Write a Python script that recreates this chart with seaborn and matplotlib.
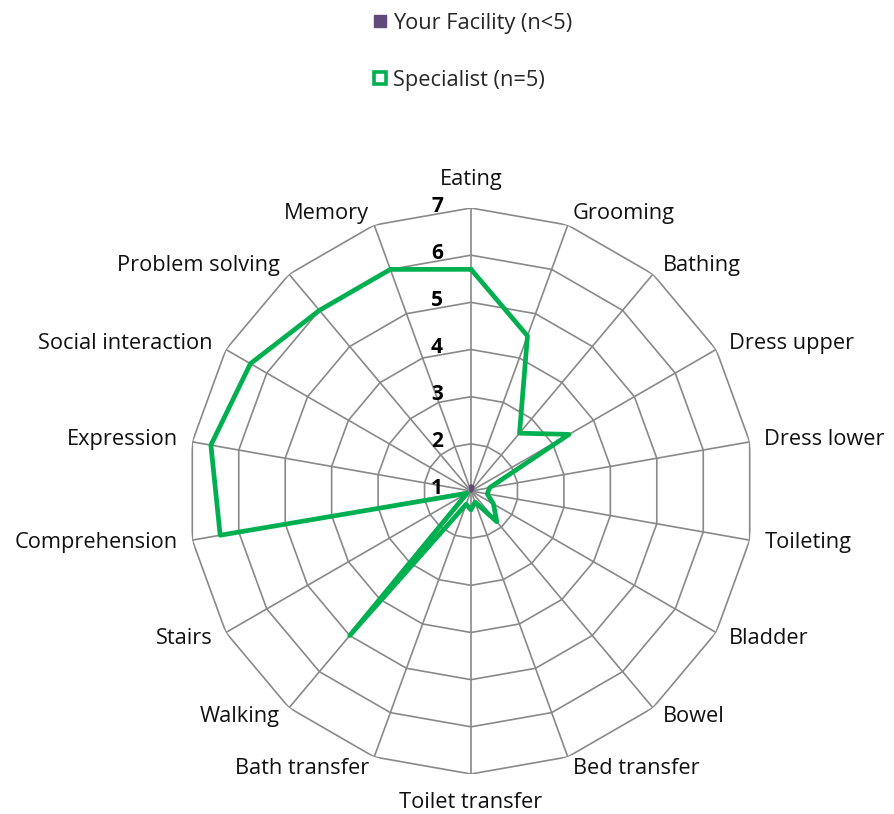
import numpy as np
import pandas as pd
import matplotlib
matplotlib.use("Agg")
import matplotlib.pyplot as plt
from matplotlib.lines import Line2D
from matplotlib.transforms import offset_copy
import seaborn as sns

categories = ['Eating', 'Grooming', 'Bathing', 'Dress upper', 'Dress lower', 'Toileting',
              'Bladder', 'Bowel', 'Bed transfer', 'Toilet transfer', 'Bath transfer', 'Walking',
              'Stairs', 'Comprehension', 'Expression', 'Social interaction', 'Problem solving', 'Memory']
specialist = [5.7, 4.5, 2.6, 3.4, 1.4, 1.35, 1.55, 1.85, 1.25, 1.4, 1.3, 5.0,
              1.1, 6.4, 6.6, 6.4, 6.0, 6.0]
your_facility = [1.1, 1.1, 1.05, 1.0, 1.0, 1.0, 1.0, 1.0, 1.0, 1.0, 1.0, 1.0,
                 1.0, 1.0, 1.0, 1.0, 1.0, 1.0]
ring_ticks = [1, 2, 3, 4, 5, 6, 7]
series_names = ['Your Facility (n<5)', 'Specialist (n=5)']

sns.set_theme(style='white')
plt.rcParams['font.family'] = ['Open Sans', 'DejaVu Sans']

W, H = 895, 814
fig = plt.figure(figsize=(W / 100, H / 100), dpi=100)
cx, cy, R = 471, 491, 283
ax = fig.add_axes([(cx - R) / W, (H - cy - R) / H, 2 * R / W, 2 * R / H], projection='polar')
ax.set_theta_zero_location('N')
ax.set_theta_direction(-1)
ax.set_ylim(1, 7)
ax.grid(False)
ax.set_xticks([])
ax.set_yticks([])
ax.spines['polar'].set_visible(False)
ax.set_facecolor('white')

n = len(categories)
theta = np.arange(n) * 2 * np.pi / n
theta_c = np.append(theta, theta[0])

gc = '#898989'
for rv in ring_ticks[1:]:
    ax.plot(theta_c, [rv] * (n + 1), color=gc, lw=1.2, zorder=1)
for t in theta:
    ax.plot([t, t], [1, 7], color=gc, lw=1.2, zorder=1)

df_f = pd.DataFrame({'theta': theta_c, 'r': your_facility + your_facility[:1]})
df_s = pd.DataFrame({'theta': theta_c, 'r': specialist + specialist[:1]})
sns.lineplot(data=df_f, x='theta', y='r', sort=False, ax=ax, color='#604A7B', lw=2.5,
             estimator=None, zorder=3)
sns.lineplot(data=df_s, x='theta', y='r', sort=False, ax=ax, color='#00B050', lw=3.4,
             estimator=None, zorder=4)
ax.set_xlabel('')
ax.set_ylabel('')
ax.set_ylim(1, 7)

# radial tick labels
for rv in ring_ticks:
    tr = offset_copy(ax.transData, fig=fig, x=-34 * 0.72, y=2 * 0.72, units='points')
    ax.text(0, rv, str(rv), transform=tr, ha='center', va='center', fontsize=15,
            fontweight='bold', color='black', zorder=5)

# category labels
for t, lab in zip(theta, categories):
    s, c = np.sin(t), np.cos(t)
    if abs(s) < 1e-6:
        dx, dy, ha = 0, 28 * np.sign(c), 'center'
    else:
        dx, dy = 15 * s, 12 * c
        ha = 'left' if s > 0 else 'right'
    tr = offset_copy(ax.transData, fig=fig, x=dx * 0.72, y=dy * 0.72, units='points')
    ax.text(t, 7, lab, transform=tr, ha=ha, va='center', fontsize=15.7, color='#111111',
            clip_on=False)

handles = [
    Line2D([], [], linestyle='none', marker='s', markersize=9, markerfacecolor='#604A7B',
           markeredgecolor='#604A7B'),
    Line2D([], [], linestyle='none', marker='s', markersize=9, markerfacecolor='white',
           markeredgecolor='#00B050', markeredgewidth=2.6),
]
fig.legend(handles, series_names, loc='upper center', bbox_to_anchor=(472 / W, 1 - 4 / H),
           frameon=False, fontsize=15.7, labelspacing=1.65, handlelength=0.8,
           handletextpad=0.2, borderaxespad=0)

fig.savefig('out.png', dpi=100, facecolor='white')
====
Please repeat exactly the data above from its first line to the line that contains "import seaborn as sns", inclusive, and leave every picture out.

Write a Python script that recreates this chart with seaborn and matplotlib.
import numpy as np
import pandas as pd
import matplotlib
matplotlib.use("Agg")
import matplotlib.pyplot as plt
from matplotlib.lines import Line2D
from matplotlib.transforms import offset_copy
import seaborn as sns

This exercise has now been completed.